Agreed wages rose by an average of 2.2 percent in 2022 and by 1.3 percent in 2021. Based on the currently valid minimum wage of twelve euros, the Commission could therefore decide on an increase of 3.5 percent or 42 cents as of January 1, 2024. But that’s not enough for the unions. DGB board member Stefan Körzell takes up the employer’s argument of political intervention: the minimum wage must be so high that it does not get into the political debate. And that means an hourly wage of 13.50 euros for Körzell. Employers, on the other hand, do not even want to use the twelve euros as a basis for calculation, but instead the 10.45 euros that the minimum wage would be if the one-time increase to twelve euros by the legislature had not taken place.
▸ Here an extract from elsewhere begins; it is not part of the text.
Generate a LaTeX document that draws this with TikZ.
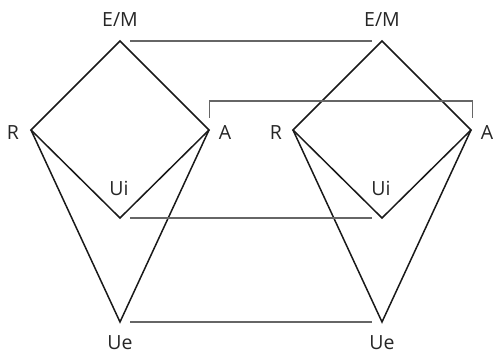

The calculation went wrong

On June 30, 2020, after a tough struggle, the commission agreed to increase the minimum wage in four stages: EUR 9.50 as of January 1, 2021, EUR 9.60 as of July 1, 2021, EUR 9.82 as of January 1 2022 and to 10.45 euros on July 1, 2022. The small steps at the beginning can be explained by the uncertainty caused by the pandemic, the big step at the end with the calculations of the employers, who had hoped to keep the topic out of the 2021 federal election campaign. That went wrong. Olaf Scholz won the election with the demand for twelve euros, twelve euros have been in effect since October.

Due to the extraordinary increase to twelve euros per hour, the minimum wage was raised by more than 22 percent within just one year. Nevertheless, with reference to the inflation rate of 6.9 percent last year and probably a good five percent in 2023, trade unions are calling for a significant increase in the minimum wage in 2024 and possibly in a further step in 2025. The target is the EU recommendation.

EU proposes 13.50 euros

As the most important benchmark for an appropriate minimum wage, the European Minimum Wage Commission recommends that the minimum wage should not be less than 60 percent of the so-called median wage. The twelve euros in Germany currently make up about 53 percent of the median wage of full-time employees. In order to reach 60 percent, the minimum wage would have to be raised to 13.50 euros.

The employers reject this: the minimum wage directive has not been transposed into national law and is therefore irrelevant for the German minimum wage commission. A risky position that may provoke a new political intervention.